Meinung Coronavirus: Die nächste Krise kommt bestimmt - Warum Reformen im Gesundheitswesen nötig sind

Meinung · Mit dem Dank der Kanzlerin an das medizinisches Personal, mit dem Applaus der Bürger kann und darf es nicht getan sein. Es ist jetzt die Zeit, über Reformen im Gesundheitswesen nachzudenken.

Leere Betten machen keinen Umsatz. Deshalb werden sie auch nicht vorgehalten, deshalb ist es so schwierig zu erfahren, wie viele Betten denn nun tatsächlich für Coronapatienten zur Verfügung stehen.

Foto: dpa/Bernd Wüstneck

Aller Voraussicht nach ist Deutschland auf absehbare Zeit weitgehend abgeschaltet. Im Kampf gegen Covid-19 ruht das öffentliche Leben. Allein in Krankenhäusern herrscht rund um die Uhr Hochbetrieb. Es ist deshalb nur recht und billig, dass Kanzlerin Angela Merkel sich in ihrer bemerkenswerten Rede an die Nation beim medizinischen Personal für dessen unermüdlichen Einsatz bedankt. Es ist aus diesem Grund eine längst überfällige Geste der Dankbarkeit, dass Menschen den Krankenschwestern, Krankenpflegern, Ärztinnen und Ärzten regelmäßig applaudieren.

Aber mit dem Dank der Kanzlerin, mit dem Applaus der Bürger kann und darf es nicht getan sein. Wenn in Verwaltungen, Behörden und Ministerien die Arbeit weitgehend auf null gefahren wird, entsteht die  Chance, dass nach einer Phase des Beobachtens und des Nachdenkens die Erkenntnis wächst, dass es nach der laut Merkel schwersten Krise seit dem Zwieiten Weltkrieg im deutschen Gesundheitswesen nicht weiter gehen kann wie vor dieser Krise.

Ein Kommentar von Lothar Leuschen.

Foto: Schwartz, Anna (as)

Wenn sich das Personal in den Krankenhäusern auch noch so sehr bemüht, an die Grenzen der eigenen Belastbarkeit geht, ist nicht zu übersehen, dass es Lücken im System gibt.

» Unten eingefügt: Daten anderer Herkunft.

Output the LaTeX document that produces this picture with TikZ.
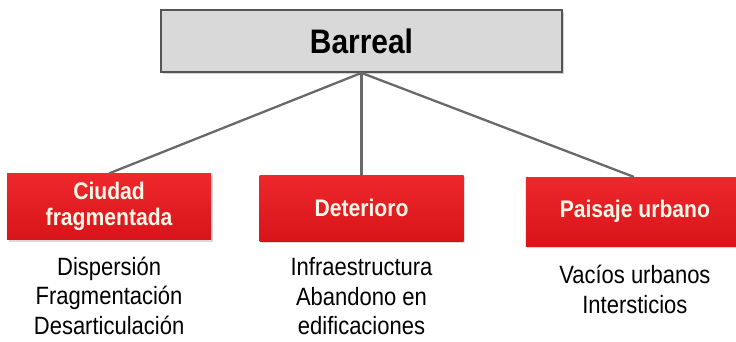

Es fehlt an Personal, es fehlt an Material, es fehlt an Notbetten, um die Menschen akut versorgen zu können, die gegen das Coronavirus um ihr Leben kämpfen. Ärzte und Krankenschwestern sind jetzt schon gefordet, mit zehn Fingern einen Wassereimer zu schließen, aus dem es aus elf Löchern tropft.

Minister, Staatssekretäre und Ministerialbeamte können dagegen kurzfristig nichts tun. Langfristig schon. Es ist jetzt die Zeit, über Reformen im Gesundheitswesen nachzudenken. Das System in Deutschland funktioniert grundsätzlich. Dennoch ist gut nicht gut genug, weil auf dem Wege der Kostenoptimierung ein paar Schritte zu weit gegangen worden ist. Dass es in Krankenhäusern in diesen Tagen zu wenige Notbetten gibt, dürfte damit zu tun haben, dass Notbetten keinen Umsatz erzeugen, sie sind ja für Notfälle vorgesehen.

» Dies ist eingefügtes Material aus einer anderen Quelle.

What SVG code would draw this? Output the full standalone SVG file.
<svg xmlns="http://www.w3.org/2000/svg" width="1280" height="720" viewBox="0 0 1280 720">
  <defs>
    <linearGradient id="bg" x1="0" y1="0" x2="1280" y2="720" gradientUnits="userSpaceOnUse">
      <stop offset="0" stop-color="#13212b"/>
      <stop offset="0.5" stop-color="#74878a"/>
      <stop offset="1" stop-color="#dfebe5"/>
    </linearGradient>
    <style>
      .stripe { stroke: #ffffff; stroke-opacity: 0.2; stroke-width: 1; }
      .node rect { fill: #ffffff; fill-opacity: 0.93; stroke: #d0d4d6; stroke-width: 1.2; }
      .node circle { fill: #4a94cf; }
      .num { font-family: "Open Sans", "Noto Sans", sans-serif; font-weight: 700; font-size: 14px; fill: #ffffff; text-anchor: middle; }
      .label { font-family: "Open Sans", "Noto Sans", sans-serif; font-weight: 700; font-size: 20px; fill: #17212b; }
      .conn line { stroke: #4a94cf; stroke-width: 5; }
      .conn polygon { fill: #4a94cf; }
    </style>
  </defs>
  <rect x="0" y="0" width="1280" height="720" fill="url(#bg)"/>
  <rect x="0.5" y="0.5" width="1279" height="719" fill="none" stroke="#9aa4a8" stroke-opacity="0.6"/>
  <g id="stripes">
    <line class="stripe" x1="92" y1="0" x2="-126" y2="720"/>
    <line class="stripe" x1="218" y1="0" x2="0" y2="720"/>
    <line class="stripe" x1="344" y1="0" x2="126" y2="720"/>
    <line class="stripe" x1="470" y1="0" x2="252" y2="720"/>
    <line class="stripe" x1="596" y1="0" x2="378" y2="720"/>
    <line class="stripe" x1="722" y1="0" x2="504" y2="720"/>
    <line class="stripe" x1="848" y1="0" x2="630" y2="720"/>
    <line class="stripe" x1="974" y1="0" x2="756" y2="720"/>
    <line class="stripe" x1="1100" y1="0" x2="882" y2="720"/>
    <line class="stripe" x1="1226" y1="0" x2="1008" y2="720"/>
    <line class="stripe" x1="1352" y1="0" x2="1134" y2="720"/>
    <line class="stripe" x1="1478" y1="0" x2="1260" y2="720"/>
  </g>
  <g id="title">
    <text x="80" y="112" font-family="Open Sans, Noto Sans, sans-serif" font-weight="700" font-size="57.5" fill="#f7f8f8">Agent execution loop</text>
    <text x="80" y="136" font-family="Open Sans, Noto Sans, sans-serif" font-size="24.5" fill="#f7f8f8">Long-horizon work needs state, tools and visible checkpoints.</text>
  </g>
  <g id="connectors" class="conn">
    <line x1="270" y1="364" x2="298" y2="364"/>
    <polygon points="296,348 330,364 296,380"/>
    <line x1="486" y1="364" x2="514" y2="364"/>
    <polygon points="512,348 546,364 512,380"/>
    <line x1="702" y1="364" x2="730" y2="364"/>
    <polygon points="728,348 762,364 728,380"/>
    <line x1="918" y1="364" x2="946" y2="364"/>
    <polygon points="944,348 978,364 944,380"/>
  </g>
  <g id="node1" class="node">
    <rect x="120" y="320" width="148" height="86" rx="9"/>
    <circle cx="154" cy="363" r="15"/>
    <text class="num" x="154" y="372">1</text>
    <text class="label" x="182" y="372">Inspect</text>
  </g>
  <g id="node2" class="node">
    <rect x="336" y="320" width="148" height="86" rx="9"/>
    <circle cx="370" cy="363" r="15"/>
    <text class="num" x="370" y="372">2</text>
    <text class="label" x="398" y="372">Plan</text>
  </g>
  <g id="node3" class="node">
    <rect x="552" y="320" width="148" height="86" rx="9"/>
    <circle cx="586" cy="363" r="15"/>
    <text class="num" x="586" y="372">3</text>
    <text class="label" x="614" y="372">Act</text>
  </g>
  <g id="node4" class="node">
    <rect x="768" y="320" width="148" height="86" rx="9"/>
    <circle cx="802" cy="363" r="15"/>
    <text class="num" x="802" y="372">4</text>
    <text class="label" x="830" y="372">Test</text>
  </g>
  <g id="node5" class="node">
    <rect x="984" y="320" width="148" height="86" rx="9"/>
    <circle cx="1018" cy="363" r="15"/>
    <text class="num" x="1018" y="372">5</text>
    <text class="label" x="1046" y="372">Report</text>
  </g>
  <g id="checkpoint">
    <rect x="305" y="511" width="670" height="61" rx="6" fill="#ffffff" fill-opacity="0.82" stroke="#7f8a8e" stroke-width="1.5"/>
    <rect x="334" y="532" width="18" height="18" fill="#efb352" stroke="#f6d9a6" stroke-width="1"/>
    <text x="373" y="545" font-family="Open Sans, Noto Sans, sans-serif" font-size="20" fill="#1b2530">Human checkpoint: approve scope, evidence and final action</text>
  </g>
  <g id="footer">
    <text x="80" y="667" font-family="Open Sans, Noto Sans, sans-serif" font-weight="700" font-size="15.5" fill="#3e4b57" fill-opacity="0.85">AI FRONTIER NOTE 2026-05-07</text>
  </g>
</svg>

Wenn diese Fälle nicht eintreten, können Krankenhausbetreiber auch nichts einnehmen. Leere Betten machen keinen Umsatz. Deshalb werden sie auch nicht vorgehalten, deshalb ist es so schwierig zu erfahren, wie viele Betten denn nun tatsächlich für Coronapatienten zur Verfügung stehen.

Transparenz herrscht dagegen in Personalfragen. Seit Jahr und Tag führen Klinikbetreiber und Pflegedienste Klage darüber, dass junge Leute den Weg in Pflegeberufe nicht finden. Dabei liegen die Ursachen dafür auf der Hand: zu viel Arbeit bei zu schlechter Bezahlung.

Das Lob von Angela Merkel ist redlich verdienter Balsam auf die Wunden des medizinischen Personals in einem äußerst kostenoptimierten System. Wirken kann der Balsam aber nur, wenn den warmen Worten spätestens nach der Krise dauerhaft auch geldwerte Taten folgen. Es ist nicht ausgeschlossen, dass nach Covid-19 irgendwann einmal Covid-20 kommt. Dann sollte ein Staat wie Deutschland erheblich besser vorbereitet sein.